Yes but high school biology knowledge won't be all that helpful in surveillance tools. I'm targeting chatbots students might want to use to cheat. If an essay is less coherent or truthful, teachers will be able to more confidently punish the student or at least apply some extra scrutiny like a random oral exam on the topic (yes, those are still done here). Trust me that free AIs will become more limited once investor money dries up and paid tools will get price hikes, so if students see that the expensive model can't produce a Czech text that fools their biology teacher, they might just stop paying, restoring some of their information literacy and reducing corporate revenue a bit. I agree that the surveillance battle is real but that's not fought on this front. The major chokepoint for surveillance is government accountability (very low in today's US with ICE agents etc.), slightly less knowledgeable chatbots don't hinder it very much.
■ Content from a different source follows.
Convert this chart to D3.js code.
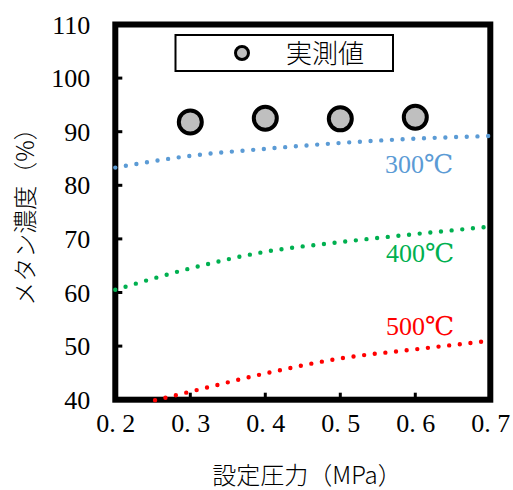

So there is the concept of using AI as a force multiplier right.. One of the things they test for before releasing a model is if someone with high-school biology knowledge could use AI to help them create something they shouldn't.
https://epoch.ai/gradient-updates/do-the-biorisk-evaluations-of-ai-labs-actually-measure-the-risk-of-developing-bioweapons
https://forecastingresearch.org/research/llm-enabled-biorisk
Your high-school biology data has direct international security implications even if it is only used to reduce false positives.
Woah, that's fucked up. But LLMs have very different performance by language so I think Czech responses are largely based on Czech-language data (maybe with training dataset augmentation with auto-translated works, judging by the literally translated technical terms). And I don't think this would happen in my country.